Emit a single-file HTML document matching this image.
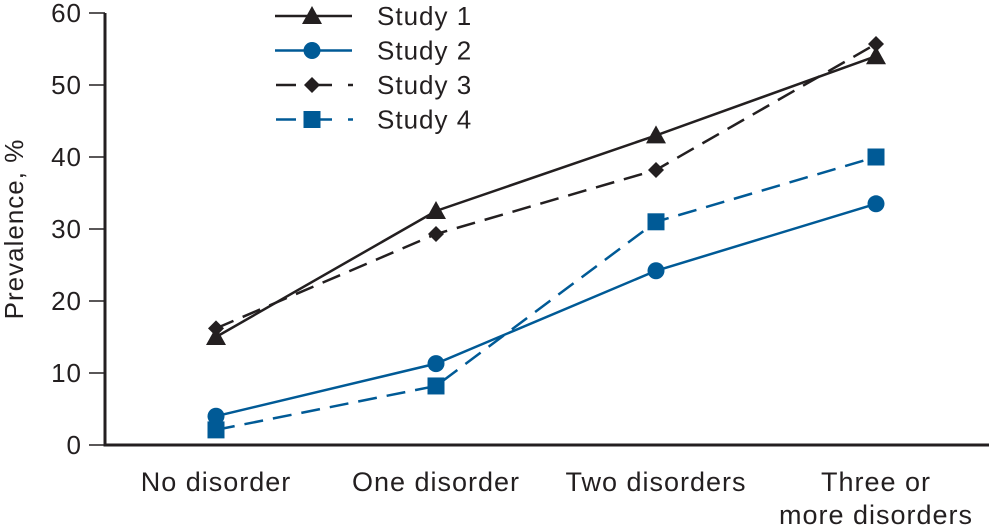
<!DOCTYPE html>
<html><head><meta charset="utf-8"><style>
html,body{margin:0;padding:0;background:#fff}
svg text{font-family:"Liberation Sans",sans-serif;fill:#231f20;letter-spacing:1px}
</style></head><body>
<svg id="chart" width="989" height="527" viewBox="0 0 989 527"></svg>
<script>
const categories=["No disorder","One disorder","Two disorders","Three or|more disorders"];
const study1=[15,32.5,43,54];
const study2=[4,11.3,24.2,33.5];
const study3=[16.2,29.3,38.2,55.7];
const study4=[2.1,8.2,31,40];
const yTicks=[0,10,20,30,40,50,60];
const seriesNames=["Study 1","Study 2","Study 3","Study 4"];

const NS="http://www.w3.org/2000/svg";
const svg=document.getElementById('chart');
const BLACK="#231f20",BLUE="#005a96";
const y0=445,y60=13,xL=105,xR=990;
function ys(v){return y0-(v/60)*(y0-y60);}
function xs(i){return 216+i*220;}
function mk(tag,attrs,parent){const e=document.createElementNS(NS,tag);for(const k in attrs)e.setAttribute(k,attrs[k]);(parent||svg).appendChild(e);return e;}

let g=mk('g',{});


mk('line',{x1:xL,y1:y60,x2:xL,y2:y0+1.5,stroke:BLACK,'stroke-width':3},g);
yTicks.forEach(t=>{
  mk('line',{x1:89,y1:ys(t),x2:xL,y2:ys(t),stroke:BLACK,'stroke-width':1.5},g);
  const tx=mk('text',{x:82,y:ys(t)+9,'text-anchor':'end','font-size':26},g);
  tx.textContent=t;
  
  
});
let yt=mk('text',{x:0,y:0,'text-anchor':'middle','font-size':26,transform:'translate(23,229) rotate(-90)'});
yt.textContent="Prevalence, %";


let gx=mk('g',{});


mk('line',{x1:xL,y1:y0,x2:xR,y2:y0,stroke:BLACK,'stroke-width':3},gx);
categories.forEach((c,i)=>{
  const parts=c.split('|');
  parts.forEach((p,j)=>{
    const tx=mk('text',{x:xs(i),y:491+j*33,'text-anchor':'middle','font-size':27},gx);
    tx.textContent=p;
    
    
  });
});

function marker(type,x,y,color,parent){
  if(type==='tri') return mk('polygon',{points:`${x},${y-10} ${x-10},${y+8} ${x+10},${y+8}`,fill:color},parent);
  if(type==='circ') return mk('circle',{cx:x,cy:y,r:8.5,fill:color},parent);
  if(type==='dia') return mk('polygon',{points:`${x},${y-8} ${x+8},${y} ${x},${y+8} ${x-8},${y}`,fill:color},parent);
  return mk('rect',{x:x-8.5,y:y-8.5,width:17,height:17,fill:color},parent);
}
const series=[
 {vals:study1,color:BLACK,dash:null,m:'tri',name:'study-1'},
 {vals:study2,color:BLUE,dash:null,m:'circ',name:'study-2'},
 {vals:study3,color:BLACK,dash:'19,10',m:'dia',name:'study-3'},
 {vals:study4,color:BLUE,dash:'19,10',m:'sq',name:'study-4'}];
series.forEach((s,k)=>{
  const sg=mk('g',{});
  
  
  const pts=s.vals.map((v,i)=>xs(i)+','+ys(v)).join(' ');
  const a={points:pts,fill:'none',stroke:s.color,'stroke-width':2.5};
  if(s.dash)a['stroke-dasharray']=s.dash;
  mk('polyline',a,sg);
  s.vals.forEach((v,i)=>{
    const p=marker(s.m,xs(i),ys(v),s.color,sg);
    
    
  });
  const lg=mk('g',{});
  
  
  const ly=16+k*34.5;
  if(s.dash){
    mk('line',{x1:276,y1:ly,x2:296,y2:ly,stroke:s.color,'stroke-width':2.5},lg);
    mk('line',{x1:312,y1:ly,x2:332,y2:ly,stroke:s.color,'stroke-width':2.5},lg);
    mk('line',{x1:348,y1:ly,x2:353,y2:ly,stroke:s.color,'stroke-width':2.5},lg);
  } else mk('line',{x1:275,y1:ly,x2:352,y2:ly,stroke:s.color,'stroke-width':2.5},lg);
  marker(s.m,312,ly,s.color,lg);
  const t=mk('text',{x:377,y:ly+9,'font-size':26},lg);
  t.textContent=seriesNames[k];
});
</script>
</body></html>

━━━━

▶ **Instruction**: Restate the data above exactly, stripping out each image.

▶ **Correct output**:
Emit a single-file HTML document matching this image.
<!DOCTYPE html>
<html><head><meta charset="utf-8"><style>
html,body{margin:0;padding:0;background:#fff}
svg text{font-family:"Liberation Sans",sans-serif;fill:#231f20;letter-spacing:1px}
</style></head><body>
<svg id="chart" width="989" height="527" viewBox="0 0 989 527"></svg>
<script>
const categories=["No disorder","One disorder","Two disorders","Three or|more disorders"];
const study1=[15,32.5,43,54];
const study2=[4,11.3,24.2,33.5];
const study3=[16.2,29.3,38.2,55.7];
const study4=[2.1,8.2,31,40];
const yTicks=[0,10,20,30,40,50,60];
const seriesNames=["Study 1","Study 2","Study 3","Study 4"];

const NS="http://www.w3.org/2000/svg";
const svg=document.getElementById('chart');
const BLACK="#231f20",BLUE="#005a96";
const y0=445,y60=13,xL=105,xR=990;
function ys(v){return y0-(v/60)*(y0-y60);}
function xs(i){return 216+i*220;}
function mk(tag,attrs,parent){const e=document.createElementNS(NS,tag);for(const k in attrs)e.setAttribute(k,attrs[k]);(parent||svg).appendChild(e);return e;}

let g=mk('g',{});


mk('line',{x1:xL,y1:y60,x2:xL,y2:y0+1.5,stroke:BLACK,'stroke-width':3},g);
yTicks.forEach(t=>{
  mk('line',{x1:89,y1:ys(t),x2:xL,y2:ys(t),stroke:BLACK,'stroke-width':1.5},g);
  const tx=mk('text',{x:82,y:ys(t)+9,'text-anchor':'end','font-size':26},g);
  tx.textContent=t;
  
  
});
let yt=mk('text',{x:0,y:0,'text-anchor':'middle','font-size':26,transform:'translate(23,229) rotate(-90)'});
yt.textContent="Prevalence, %";


let gx=mk('g',{});


mk('line',{x1:xL,y1:y0,x2:xR,y2:y0,stroke:BLACK,'stroke-width':3},gx);
categories.forEach((c,i)=>{
  const parts=c.split('|');
  parts.forEach((p,j)=>{
    const tx=mk('text',{x:xs(i),y:491+j*33,'text-anchor':'middle','font-size':27},gx);
    tx.textContent=p;
    
    
  });
});

function marker(type,x,y,color,parent){
  if(type==='tri') return mk('polygon',{points:`${x},${y-10} ${x-10},${y+8} ${x+10},${y+8}`,fill:color},parent);
  if(type==='circ') return mk('circle',{cx:x,cy:y,r:8.5,fill:color},parent);
  if(type==='dia') return mk('polygon',{points:`${x},${y-8} ${x+8},${y} ${x},${y+8} ${x-8},${y}`,fill:color},parent);
  return mk('rect',{x:x-8.5,y:y-8.5,width:17,height:17,fill:color},parent);
}
const series=[
 {vals:study1,color:BLACK,dash:null,m:'tri',name:'study-1'},
 {vals:study2,color:BLUE,dash:null,m:'circ',name:'study-2'},
 {vals:study3,color:BLACK,dash:'19,10',m:'dia',name:'study-3'},
 {vals:study4,color:BLUE,dash:'19,10',m:'sq',name:'study-4'}];
series.forEach((s,k)=>{
  const sg=mk('g',{});
  
  
  const pts=s.vals.map((v,i)=>xs(i)+','+ys(v)).join(' ');
  const a={points:pts,fill:'none',stroke:s.color,'stroke-width':2.5};
  if(s.dash)a['stroke-dasharray']=s.dash;
  mk('polyline',a,sg);
  s.vals.forEach((v,i)=>{
    const p=marker(s.m,xs(i),ys(v),s.color,sg);
    
    
  });
  const lg=mk('g',{});
  
  
  const ly=16+k*34.5;
  if(s.dash){
    mk('line',{x1:276,y1:ly,x2:296,y2:ly,stroke:s.color,'stroke-width':2.5},lg);
    mk('line',{x1:312,y1:ly,x2:332,y2:ly,stroke:s.color,'stroke-width':2.5},lg);
    mk('line',{x1:348,y1:ly,x2:353,y2:ly,stroke:s.color,'stroke-width':2.5},lg);
  } else mk('line',{x1:275,y1:ly,x2:352,y2:ly,stroke:s.color,'stroke-width':2.5},lg);
  marker(s.m,312,ly,s.color,lg);
  const t=mk('text',{x:377,y:ly+9,'font-size':26},lg);
  t.textContent=seriesNames[k];
});
</script>
</body></html>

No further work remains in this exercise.